«La réintroduction des contingents va favoriser la clandestinité» La patronne d’un salon de massages érotiques
C’est un des effets méconnus de la votation du 9 février. L’éventuel retour des contigents pour les travailleurs étrangers, lié à l’adoption de l’initiative de l’UDC sur «l’immigration de masse», ne sera pas sans effets sur le monde très fermé de la prostitution en Suisse.
«C’est évident, il va y avoir des conséquences, confirme ainsi la patronne d’un des plus grands salons de massages érotiques de Suisse romande. Si l’on réintroduit des contingents, les filles continueront à venir en provenance d’Europe, mais elles travailleront au noir, tout simplement».
«Il va y avoir des répercussions, c’est sûr, renchérit Marc Tille, chef de la police du commerce du canton de Vaud. Mais il est difficile de savoir à quel niveau, car on ne sait pas encore comment l’initiative sera appliquée par Berne. Mais notre travail risque bien de se compliquer».
Dans le canton de Vaud en effet, les prostituées s’annoncent sur une base volontaire.
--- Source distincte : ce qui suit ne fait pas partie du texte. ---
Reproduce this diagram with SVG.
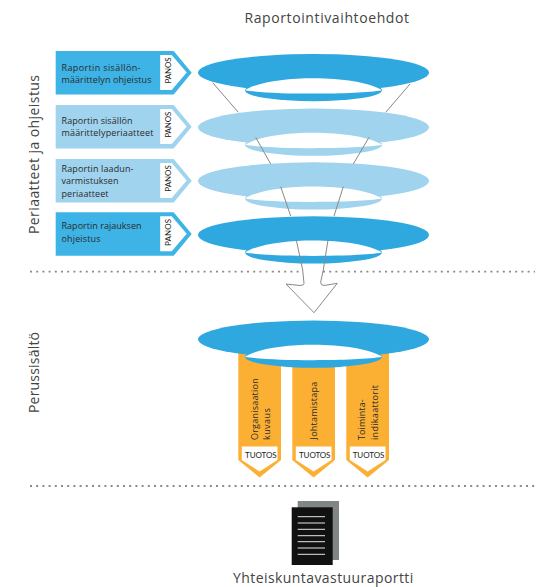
<svg xmlns="http://www.w3.org/2000/svg" width="557" height="587" viewBox="0 0 557 587">
<style>
text{font-family:"Open Sans","Noto Sans","Liberation Sans",sans-serif;fill:#2b2b2b}
.b{font-size:9px}
.p{font-family:Lato,"Open Sans",sans-serif;font-size:8px;fill:#222}
.h{font-size:14px;fill:#444}
.dark{fill:#2fa8e0}
.light{fill:#9fd3ee}
.bd{fill:#3db3e6}
.w{fill:#fff}
.o{fill:#fbb034}
.dot{fill:none;stroke:#8a8a8a;stroke-width:1.8;stroke-dasharray:2 4.2}
.fl{fill:none;stroke:#8a8989;stroke-width:1}
</style>
<defs>
<g id="ring"><ellipse cx="313.5" cy="0" rx="115.5" ry="18.7"/><ellipse cx="313.5" cy="17.5" rx="68.5" ry="11"/></g>
<path id="hole" class="w" d="M245 17.5C270 1.5 357 1.5 382 17.5C357 22 270 22 245 17.5Z"/>
<path id="tag" d="M0 0H118L136 21.7L118 43.4H0Z"/>
<path id="tagw" class="w" d="M104.5 4H116L131 21.5L116 39H104.5Z"/>
<path id="bar" class="o" d="M0 0H42.7V107L21.3 124.5L0 107Z"/>
<path id="barw" class="w" d="M3.5 93.5H39.2V107L21.3 118.5L3.5 107Z"/>
</defs>
<g id="rings">
<g id="ring-1" class="dark" transform="translate(0 72.7)"><use href="#ring"/><use href="#hole"/></g>
<g id="ring-2" class="light" transform="translate(0 127.3)"><use href="#ring"/><use href="#hole"/></g>
<g id="ring-3" class="light" transform="translate(0 181)"><use href="#ring"/><use href="#hole"/></g>
<g id="ring-4" class="dark" transform="translate(0 235)"><use href="#ring"/><use href="#hole"/></g>
</g>
<g id="connectors">
<path class="fl" d="M212.7 82.7L238.3 112.3M255.7 137.3L270.7 164M280.7 186.7L290.7 216M296.3 240L302.7 270L304 283.5Q304 285.5 300 285.5L286 284L314 312.7L337.3 283.3L324 285.5Q320.5 285.5 320.7 282L323.3 270L328 240M410 84L385.7 112.3M369 137.3L353.3 164M343.3 186.7L334 216"/>
<path class="dot" d="M30 271.7H302M323 271.7H535"/>
<path class="dot" d="M30 486H535"/>
</g>
<g id="tag-1"><use href="#tag" class="bd" transform="translate(55.7 51)"/><use href="#tagw" transform="translate(55.7 51)"/>
<text class="b" x="61.5" y="70.5" textLength="79">Raportin sisällön-</text><text class="b" x="61.5" y="82.5" textLength="90">määrittelyn ohjeistus</text>
<text class="p" transform="translate(170.7 83.5) rotate(-90)" textLength="26">PANOS</text></g>
<g id="tag-2"><use href="#tag" class="light" transform="translate(55.7 105)"/><use href="#tagw" transform="translate(55.7 105)"/>
<text class="b" x="61.5" y="124" textLength="71">Raportin sisällön</text><text class="b" x="61.5" y="135.7" textLength="92">määrittelyperiaatteet</text>
<text class="p" transform="translate(170.7 137.7) rotate(-90)" textLength="26">PANOS</text></g>
<g id="tag-3"><use href="#tag" class="light" transform="translate(55.7 159)"/><use href="#tagw" transform="translate(55.7 159)"/>
<text class="b" x="61.5" y="172.3" textLength="72">Raportin laadun-</text><text class="b" x="61.5" y="184" textLength="57">varmistuksen</text><text class="b" x="61.5" y="196.7" textLength="47">periaatteet</text>
<text class="p" transform="translate(170.7 191.7) rotate(-90)" textLength="26.5">PANOS</text></g>
<g id="tag-4"><use href="#tag" class="bd" transform="translate(55.7 212.3)"/><use href="#tagw" transform="translate(55.7 212.3)"/>
<text class="b" x="61.5" y="229" textLength="80">Raportin rajauksen</text><text class="b" x="61.5" y="241.7" textLength="39">ohjeistus</text>
<text class="p" transform="translate(170.7 246) rotate(-90)" textLength="27">PANOS</text></g>
<g id="bar-1" transform="translate(238.3 353)"><use href="#bar"/><use href="#barw"/></g>
<g id="bar-2" transform="translate(292.3 353)"><use href="#bar"/><use href="#barw"/></g>
<g id="bar-3" transform="translate(346.3 353)"><use href="#bar"/><use href="#barw"/></g>
<g id="ring-5" class="dark" transform="translate(0 339.3)"><use href="#ring"/><use href="#hole"/></g>
<g id="bar-labels">
<text class="b" transform="translate(257.7 440) rotate(-90)" textLength="61.7">Organisaation</text>
<text class="b" transform="translate(270 440) rotate(-90)" textLength="31.7">kuvaus</text>
<text class="b" transform="translate(316.7 439.5) rotate(-90)" textLength="57.8">Johtamistapa</text>
<text class="b" transform="translate(365 440) rotate(-90)" textLength="40.7">Toiminta-</text>
<text class="b" transform="translate(378.3 440) rotate(-90)" textLength="55">indikaattorit</text>
<text class="p" x="245" y="457.7" textLength="31.7">TUOTOS</text><text class="p" x="299" y="457.7" textLength="31.4">TUOTOS</text><text class="p" x="352.7" y="457.7" textLength="31.6">TUOTOS</text>
</g>
<g id="report">
<rect x="297.7" y="501" width="41.3" height="59" fill="#7f8685"/>
<rect x="291.7" y="507.3" width="41" height="57.7" fill="#111"/>
<path d="M297.7 516.7H325M297.7 523H325M297.7 529.3H325M297.7 535.7H325M297.7 541.7H325M297.7 548H325M297.7 554.3H325" stroke="#e6e6e6" stroke-width="1" fill="none"/>
</g>
<text class="h" x="244.5" y="22.7" textLength="164.5">Raportointivaihtoehdot</text>
<text class="h" x="233" y="583.3" textLength="180.3">Yhteiskuntavastuuraportti</text>
<text class="h" transform="translate(39 234) rotate(-90)" textLength="159">Periaatteet ja ohjeistus</text>
<text class="h" transform="translate(39 413) rotate(-90)" textLength="81">Perussisältö</text>
</svg>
Leur local de travail doit en revanche être déclaré à la police du commerce, ce qui laisse à celle-ci une marge de manœuvre pour contrôler la profession, en termes d’hygiène, de santé publique et de protection des travailleuses du sexe.
Situation économique
La plupart des acteurs du monde de la prostitution appréhendent un risque de retour à la situation d’avant les bilatérales: le retour du fameux permis L d’ «artistes de cabaret», ou même la clandestinité pour celles qui ne pourraient obtenir un permis de travail.
«Les conséquences sont difficiles à prévoir, concède Anne Ansermet Pagot, directrice de l’association de prévention Fleur de Pavé, car cela dépend de la manière dont l’initiative sera appliquée. Un des risques en effet est que cela pousse les femmes à entrer dans la clandestinité ou de choisir un autre pays. Mais la cause première de l’arrivée des prostituées est d’abord la situation économique dans leur pays d’origine».
En Suisse comme ailleurs, le marché du sexe fonctionne selon la règle de l’offre et de la demande, avec de la concurrence et un certain degré d’autorégulation à la clé. En clair, la demande existant, l’offre sera garantie, qu’elle soit sous forme légale ou pas. Ainsi, si l’avènement des bilatérales a favorisé la libre circulation des prostituées européennes, il n’a pas pour autant permis une augmentation exponentielle de leur nombre en Suisse (lire notre encadré).
Le scénario le plus vraisemblable est donc qu’en effet, après un certain nombre d’années, la raréfaction de la délivrance de permis se traduise par une augmentation du nombre de prostituées exerçant clandestinement, surtout si la situation économique de l’Union européenne ne s’améliore pas.
«La situation était déjà délicate, elle le sera encore plus car on risque de perdre de vue un certain nombre de ces travailleuses du sexe. Nous devrons vraisemblablement renforcer les contrôles qui existent déjà, anticipe Marc Tille. Car lorsque les prostituées sont en situation irrégulière, il est en effet beaucoup plus difficile pour elles de dénoncer des conditions de travail déplorables!»